At the time of writing, it appears that Brexit will be victorious in Britain. The BBC, Sky News, and other news organization have called the election in favor of the “leave” camp. Futures markets are down across the board, with the Dow looking to open at least 600 points lower. Crude oil futures are down more than 5%, hovering back and forth around $47.00 a barrel.
Fundamentally, the British economy is just too big and too important to the EU for European companies to abandon. When Britain does leave the EU, trade deals will be worked out. The markets are over-reacting to a leave vote because before the votes were counted they over-reacted to polls indicating a remain victory.
For oil markets, the issue is speculation based on instability.
This was compounded by the polls and speculators made bets based on the veracity of these inaccurate polls.

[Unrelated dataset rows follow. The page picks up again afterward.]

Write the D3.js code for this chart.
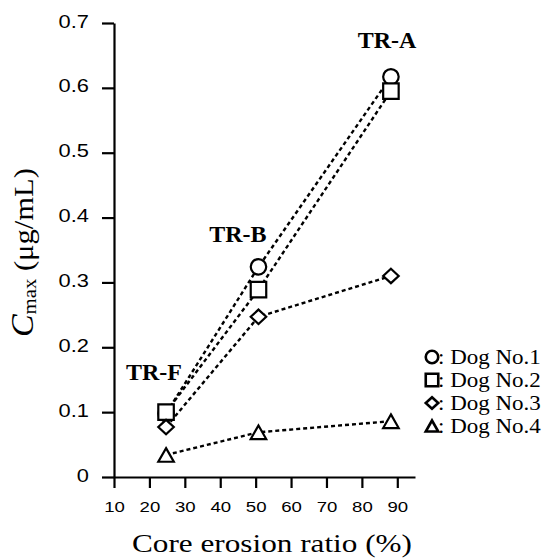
<!DOCTYPE html>
<html>
<head>
<meta charset="utf-8">
<script src="https://cdn.jsdelivr.net/npm/d3@7"></script>
<style>
  body { margin: 0; background: #fff; }
  svg { display: block; }
</style>
</head>
<body>
<script>
// formulations, core erosion ratio (%) for each one
var formulations = ["TR-F", "TR-B", "TR-A"];
var erosionRatio = [24.7, 50.8, 88.2];

// Cmax (ug/mL) per dog, same order as formulations
var dog1 = [0.098, 0.324, 0.617];
var dog2 = [0.100, 0.289, 0.595];
var dog3 = [0.077, 0.247, 0.310];
var dog4 = [0.034, 0.069, 0.086];

var dogNames = ["Dog No.1", "Dog No.2", "Dog No.3", "Dog No.4"];
var dogSymbols = ["circle", "square", "diamond", "triangle"];

var xTicks = [10, 20, 30, 40, 50, 60, 70, 80, 90];
var yTicks = [0, 0.1, 0.2, 0.3, 0.4, 0.5, 0.6, 0.7];

var width = 545, height = 559;
var serif = "'Liberation Serif', 'Times New Roman', serif";
var sans = "'Liberation Sans', Arial, sans-serif";

var svg = d3.select("body").append("svg")
    .attr("width", width)
    .attr("height", height);

var x = d3.scaleLinear().domain([10, 95]).range([114, 415]);
var y = d3.scaleLinear().domain([0, 0.7]).range([477, 23]);

// marker outlines, s = full width
function shapePath(type, s) {
    var h = s / 2;
    if (type === "circle") {
        return "M" + h + ",0A" + h + "," + h + " 0 1,1 " + (-h) + ",0A" + h + "," + h + " 0 1,1 " + h + ",0Z";
    }
    if (type === "square") {
        return "M" + (-h) + "," + (-h) + "H" + h + "V" + h + "H" + (-h) + "Z";
    }
    if (type === "diamond") {
        var v = h * 0.93;
        return "M0," + (-v) + "L" + h + ",0L0," + v + "L" + (-h) + ",0Z";
    }
    // triangle
    var t = h * 0.88;
    return "M0," + (-t) + "L" + h + "," + t + "H" + (-h) + "Z";
}

// ---- axes
var yAxis = d3.axisLeft(y)
    .tickValues(yTicks)
    .tickSize(12)
    .tickSizeOuter(0)
    .tickPadding(13)
    .tickFormat(function(d) { return d === 0 ? "0" : d3.format(".1f")(d); });

var gy = svg.append("g").attr("transform", "translate(114,0)").call(yAxis);
gy.selectAll("text")
    .attr("x", 0)
    .attr("y", -2)
    .attr("transform", "translate(-25,0) scale(1.15,1)")
    .style("font-family", sans)
    .style("font-size", "19px")
    .style("fill", "#000");

var xAxis = d3.axisBottom(x)
    .tickValues(xTicks)
    .tickSize(11)
    .tickSizeOuter(0)
    .tickPadding(13)
    .tickFormat(d3.format("d"));

var gx = svg.append("g").attr("transform", "translate(0,477)").call(xAxis);
gx.selectAll("text")
    .attr("transform", "scale(1.2,1)")
    .style("font-family", sans)
    .style("font-size", "15.5px")
    .style("fill", "#000");

svg.selectAll(".domain, .tick line")
    .attr("stroke", "#000")
    .attr("stroke-width", 2.2);

// ---- series
var dogs = [dog1, dog2, dog3, dog4];
var line = d3.line()
    .x(function(d, i) { return x(erosionRatio[i]); })
    .y(function(d) { return y(d); });

svg.append("g").selectAll("path")
    .data(dogs)
    .enter()
    .append("path")
    .attr("d", line)
    .attr("fill", "none")
    .attr("stroke", "#000")
    .attr("stroke-width", 2.4)
    .attr("stroke-dasharray", "4,3");

dogs.forEach(function(values, k) {
    svg.append("g").selectAll("path")
        .data(values)
        .enter()
        .append("path")
        .attr("transform", function(d, i) { return "translate(" + x(erosionRatio[i]) + "," + y(d) + ")"; })
        .attr("d", shapePath(dogSymbols[k], 15.5))
        .attr("fill", "#fff")
        .attr("stroke", "#000")
        .attr("stroke-width", 2.2);
});

// ---- formulation labels (anchored in data units)
var labelAt = { "TR-F": [21.3, 0.150], "TR-B": [45.0, 0.362], "TR-A": [87.1, 0.661] };
svg.append("g").selectAll("text")
    .data(formulations)
    .enter()
    .append("text")
    .attr("x", function(d) { return x(labelAt[d][0]); })
    .attr("y", function(d) { return y(labelAt[d][1]); })
    .attr("text-anchor", "middle")
    .style("font-family", serif)
    .style("font-weight", "bold")
    .style("font-size", "24px")
    .text(function(d) { return d; });

// ---- legend
var legend = svg.append("g").selectAll("g")
    .data(dogNames)
    .enter()
    .append("g")
    .attr("transform", function(d, i) { return "translate(432," + (357 + i * 23) + ")"; });

legend.append("path")
    .attr("d", function(d, i) { return shapePath(dogSymbols[i], 12.5); })
    .attr("fill", "#fff")
    .attr("stroke", "#000")
    .attr("stroke-width", 2.6);

legend.append("text")
    .attr("transform", "translate(6,7) scale(1.15,1)")
    .style("font-family", serif)
    .style("font-size", "20px")
    .text(function(d) { return ": " + d; });

// ---- axis titles
var xt = svg.append("text")
    .style("font-family", serif)
    .style("font-size", "26px")
    .text("Core erosion ratio (%)");
var xtLen = xt.node().getComputedTextLength();
xt.attr("transform", "translate(132,552) scale(" + (280 / xtLen) + ",1)");

var yt = svg.append("text")
    .style("font-family", serif)
    .style("font-size", "28px");
yt.append("tspan").style("font-style", "italic").style("font-size", "31px").text("C");
yt.append("tspan").attr("dy", 3).style("font-size", "19px").text("max");
yt.append("tspan").attr("dy", -3).text(" (\u03bcg/mL)");
var ytLen = yt.node().getComputedTextLength();
yt.attr("transform", "translate(33,337) rotate(-90) scale(" + (169 / ytLen) + ",1)");
</script>
</body>
</html>
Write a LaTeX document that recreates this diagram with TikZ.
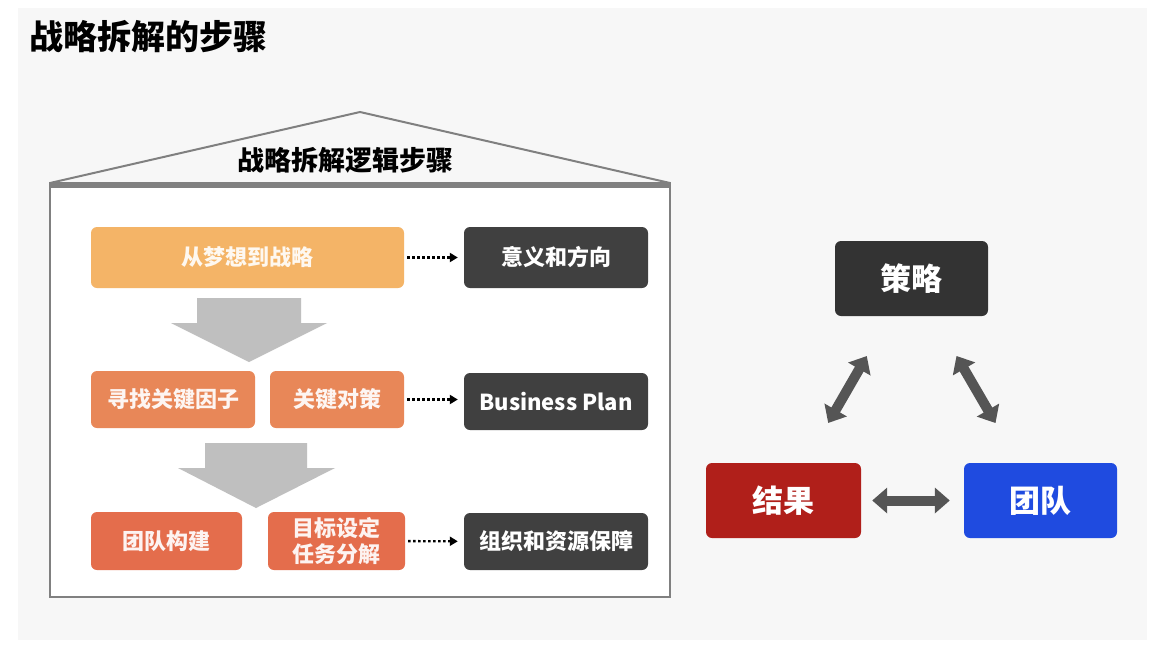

Fundamentally, however, little in the global oil market has changed or will change if Britain leaves the EU.
This is why the drop in oil prices will not likely last for long. More important to oil prices then the Brexit vote are the following (in no particular order):
- Growing oil production in the Gulf of Mexico and in some U.S. shale oil areas
- Increasing oil production from Saudi Arabia
- Oil storage facility capacity
- Gasoline use in the United States
- Electricity use in Saudi Arabia and other Persian Gulf countries
- Iranian oil production
- Chinese teapot refinery crude oil use
- Crude oil demand in India
- Venezuela’s economic collapse
Fundamentally, the price of oil depends on the fundamentals.
These indicate that $50 a barrel is probably overpriced given the amount of oil still in storage globally and growing oil production.
The more important question for the future is whether other European countries like Greece, Portugal, or Spain will follow and what impact that might have for Europe’s economy.